- **Problem description**:
Take the listing and print it in full, exactly as given.
---
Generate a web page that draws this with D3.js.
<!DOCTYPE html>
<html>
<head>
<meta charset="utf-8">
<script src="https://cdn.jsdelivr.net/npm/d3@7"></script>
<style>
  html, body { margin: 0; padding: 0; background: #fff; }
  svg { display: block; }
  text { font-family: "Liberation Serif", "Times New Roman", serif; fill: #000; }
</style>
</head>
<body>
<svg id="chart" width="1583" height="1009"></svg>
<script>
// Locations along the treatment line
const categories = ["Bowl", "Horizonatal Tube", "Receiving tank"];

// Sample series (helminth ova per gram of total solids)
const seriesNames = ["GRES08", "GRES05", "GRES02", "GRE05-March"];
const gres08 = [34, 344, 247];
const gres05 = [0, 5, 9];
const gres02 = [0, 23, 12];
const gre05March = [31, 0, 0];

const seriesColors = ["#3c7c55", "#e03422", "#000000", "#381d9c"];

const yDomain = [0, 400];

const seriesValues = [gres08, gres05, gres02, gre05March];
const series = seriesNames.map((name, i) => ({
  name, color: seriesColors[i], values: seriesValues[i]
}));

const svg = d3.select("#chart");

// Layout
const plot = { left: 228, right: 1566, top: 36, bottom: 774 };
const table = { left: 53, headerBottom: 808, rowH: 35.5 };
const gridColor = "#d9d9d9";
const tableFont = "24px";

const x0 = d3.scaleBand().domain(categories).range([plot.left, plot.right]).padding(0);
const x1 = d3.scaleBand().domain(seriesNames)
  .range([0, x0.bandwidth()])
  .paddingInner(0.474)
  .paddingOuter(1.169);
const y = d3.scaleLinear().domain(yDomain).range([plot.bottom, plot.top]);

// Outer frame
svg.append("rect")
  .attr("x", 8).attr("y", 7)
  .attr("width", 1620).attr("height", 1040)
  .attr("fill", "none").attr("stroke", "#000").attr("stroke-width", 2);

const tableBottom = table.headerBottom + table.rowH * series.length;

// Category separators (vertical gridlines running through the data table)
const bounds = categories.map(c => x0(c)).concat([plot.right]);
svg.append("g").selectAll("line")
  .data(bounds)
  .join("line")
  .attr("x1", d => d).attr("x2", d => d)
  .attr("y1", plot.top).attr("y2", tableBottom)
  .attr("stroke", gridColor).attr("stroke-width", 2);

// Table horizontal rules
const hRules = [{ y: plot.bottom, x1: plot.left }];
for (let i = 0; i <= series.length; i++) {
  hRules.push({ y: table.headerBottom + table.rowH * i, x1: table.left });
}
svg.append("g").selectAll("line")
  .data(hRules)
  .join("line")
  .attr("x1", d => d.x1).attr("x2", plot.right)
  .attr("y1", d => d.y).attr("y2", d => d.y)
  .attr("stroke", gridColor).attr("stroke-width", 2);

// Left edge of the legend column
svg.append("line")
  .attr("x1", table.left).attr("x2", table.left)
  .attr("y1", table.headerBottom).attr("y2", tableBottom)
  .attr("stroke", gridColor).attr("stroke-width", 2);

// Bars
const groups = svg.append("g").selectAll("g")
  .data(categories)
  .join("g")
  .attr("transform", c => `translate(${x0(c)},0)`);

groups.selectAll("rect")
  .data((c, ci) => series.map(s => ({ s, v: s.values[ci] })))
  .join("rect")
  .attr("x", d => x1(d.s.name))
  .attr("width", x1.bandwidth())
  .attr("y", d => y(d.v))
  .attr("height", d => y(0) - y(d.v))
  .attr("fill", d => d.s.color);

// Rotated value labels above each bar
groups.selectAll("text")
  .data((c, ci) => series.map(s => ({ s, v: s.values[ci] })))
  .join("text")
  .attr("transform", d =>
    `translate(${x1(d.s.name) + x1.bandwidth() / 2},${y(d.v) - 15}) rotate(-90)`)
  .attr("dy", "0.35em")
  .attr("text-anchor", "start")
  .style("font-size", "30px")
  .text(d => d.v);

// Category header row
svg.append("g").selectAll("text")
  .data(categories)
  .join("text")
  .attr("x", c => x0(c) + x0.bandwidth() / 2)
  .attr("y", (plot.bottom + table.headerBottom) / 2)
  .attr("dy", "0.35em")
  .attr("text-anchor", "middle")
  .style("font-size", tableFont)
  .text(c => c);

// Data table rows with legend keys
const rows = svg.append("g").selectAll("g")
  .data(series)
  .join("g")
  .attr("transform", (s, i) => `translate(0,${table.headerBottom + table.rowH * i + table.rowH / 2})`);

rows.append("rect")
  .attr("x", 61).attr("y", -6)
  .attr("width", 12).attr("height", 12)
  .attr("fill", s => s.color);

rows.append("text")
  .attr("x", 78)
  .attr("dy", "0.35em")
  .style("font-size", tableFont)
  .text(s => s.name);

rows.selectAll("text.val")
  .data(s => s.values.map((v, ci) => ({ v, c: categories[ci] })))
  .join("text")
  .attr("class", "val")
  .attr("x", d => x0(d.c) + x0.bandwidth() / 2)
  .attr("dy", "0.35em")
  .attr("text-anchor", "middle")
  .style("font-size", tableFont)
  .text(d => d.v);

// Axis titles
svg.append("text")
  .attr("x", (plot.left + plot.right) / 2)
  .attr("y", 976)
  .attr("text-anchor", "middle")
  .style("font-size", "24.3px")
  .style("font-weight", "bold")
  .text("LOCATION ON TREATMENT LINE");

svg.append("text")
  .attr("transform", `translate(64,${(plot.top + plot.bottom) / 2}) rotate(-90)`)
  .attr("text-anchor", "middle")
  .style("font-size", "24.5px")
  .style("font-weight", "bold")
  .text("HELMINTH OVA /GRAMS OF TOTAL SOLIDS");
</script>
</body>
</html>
---
- **Exercise output**:
Generate a web page that draws this with D3.js.
<!DOCTYPE html>
<html>
<head>
<meta charset="utf-8">
<script src="https://cdn.jsdelivr.net/npm/d3@7"></script>
<style>
  html, body { margin: 0; padding: 0; background: #fff; }
  svg { display: block; }
  text { font-family: "Liberation Serif", "Times New Roman", serif; fill: #000; }
</style>
</head>
<body>
<svg id="chart" width="1583" height="1009"></svg>
<script>
// Locations along the treatment line
const categories = ["Bowl", "Horizonatal Tube", "Receiving tank"];

// Sample series (helminth ova per gram of total solids)
const seriesNames = ["GRES08", "GRES05", "GRES02", "GRE05-March"];
const gres08 = [34, 344, 247];
const gres05 = [0, 5, 9];
const gres02 = [0, 23, 12];
const gre05March = [31, 0, 0];

const seriesColors = ["#3c7c55", "#e03422", "#000000", "#381d9c"];

const yDomain = [0, 400];

const seriesValues = [gres08, gres05, gres02, gre05March];
const series = seriesNames.map((name, i) => ({
  name, color: seriesColors[i], values: seriesValues[i]
}));

const svg = d3.select("#chart");

// Layout
const plot = { left: 228, right: 1566, top: 36, bottom: 774 };
const table = { left: 53, headerBottom: 808, rowH: 35.5 };
const gridColor = "#d9d9d9";
const tableFont = "24px";

const x0 = d3.scaleBand().domain(categories).range([plot.left, plot.right]).padding(0);
const x1 = d3.scaleBand().domain(seriesNames)
  .range([0, x0.bandwidth()])
  .paddingInner(0.474)
  .paddingOuter(1.169);
const y = d3.scaleLinear().domain(yDomain).range([plot.bottom, plot.top]);

// Outer frame
svg.append("rect")
  .attr("x", 8).attr("y", 7)
  .attr("width", 1620).attr("height", 1040)
  .attr("fill", "none").attr("stroke", "#000").attr("stroke-width", 2);

const tableBottom = table.headerBottom + table.rowH * series.length;

// Category separators (vertical gridlines running through the data table)
const bounds = categories.map(c => x0(c)).concat([plot.right]);
svg.append("g").selectAll("line")
  .data(bounds)
  .join("line")
  .attr("x1", d => d).attr("x2", d => d)
  .attr("y1", plot.top).attr("y2", tableBottom)
  .attr("stroke", gridColor).attr("stroke-width", 2);

// Table horizontal rules
const hRules = [{ y: plot.bottom, x1: plot.left }];
for (let i = 0; i <= series.length; i++) {
  hRules.push({ y: table.headerBottom + table.rowH * i, x1: table.left });
}
svg.append("g").selectAll("line")
  .data(hRules)
  .join("line")
  .attr("x1", d => d.x1).attr("x2", plot.right)
  .attr("y1", d => d.y).attr("y2", d => d.y)
  .attr("stroke", gridColor).attr("stroke-width", 2);

// Left edge of the legend column
svg.append("line")
  .attr("x1", table.left).attr("x2", table.left)
  .attr("y1", table.headerBottom).attr("y2", tableBottom)
  .attr("stroke", gridColor).attr("stroke-width", 2);

// Bars
const groups = svg.append("g").selectAll("g")
  .data(categories)
  .join("g")
  .attr("transform", c => `translate(${x0(c)},0)`);

groups.selectAll("rect")
  .data((c, ci) => series.map(s => ({ s, v: s.values[ci] })))
  .join("rect")
  .attr("x", d => x1(d.s.name))
  .attr("width", x1.bandwidth())
  .attr("y", d => y(d.v))
  .attr("height", d => y(0) - y(d.v))
  .attr("fill", d => d.s.color);

// Rotated value labels above each bar
groups.selectAll("text")
  .data((c, ci) => series.map(s => ({ s, v: s.values[ci] })))
  .join("text")
  .attr("transform", d =>
    `translate(${x1(d.s.name) + x1.bandwidth() / 2},${y(d.v) - 15}) rotate(-90)`)
  .attr("dy", "0.35em")
  .attr("text-anchor", "start")
  .style("font-size", "30px")
  .text(d => d.v);

// Category header row
svg.append("g").selectAll("text")
  .data(categories)
  .join("text")
  .attr("x", c => x0(c) + x0.bandwidth() / 2)
  .attr("y", (plot.bottom + table.headerBottom) / 2)
  .attr("dy", "0.35em")
  .attr("text-anchor", "middle")
  .style("font-size", tableFont)
  .text(c => c);

// Data table rows with legend keys
const rows = svg.append("g").selectAll("g")
  .data(series)
  .join("g")
  .attr("transform", (s, i) => `translate(0,${table.headerBottom + table.rowH * i + table.rowH / 2})`);

rows.append("rect")
  .attr("x", 61).attr("y", -6)
  .attr("width", 12).attr("height", 12)
  .attr("fill", s => s.color);

rows.append("text")
  .attr("x", 78)
  .attr("dy", "0.35em")
  .style("font-size", tableFont)
  .text(s => s.name);

rows.selectAll("text.val")
  .data(s => s.values.map((v, ci) => ({ v, c: categories[ci] })))
  .join("text")
  .attr("class", "val")
  .attr("x", d => x0(d.c) + x0.bandwidth() / 2)
  .attr("dy", "0.35em")
  .attr("text-anchor", "middle")
  .style("font-size", tableFont)
  .text(d => d.v);

// Axis titles
svg.append("text")
  .attr("x", (plot.left + plot.right) / 2)
  .attr("y", 976)
  .attr("text-anchor", "middle")
  .style("font-size", "24.3px")
  .style("font-weight", "bold")
  .text("LOCATION ON TREATMENT LINE");

svg.append("text")
  .attr("transform", `translate(64,${(plot.top + plot.bottom) / 2}) rotate(-90)`)
  .attr("text-anchor", "middle")
  .style("font-size", "24.5px")
  .style("font-weight", "bold")
  .text("HELMINTH OVA /GRAMS OF TOTAL SOLIDS");
</script>
</body>
</html>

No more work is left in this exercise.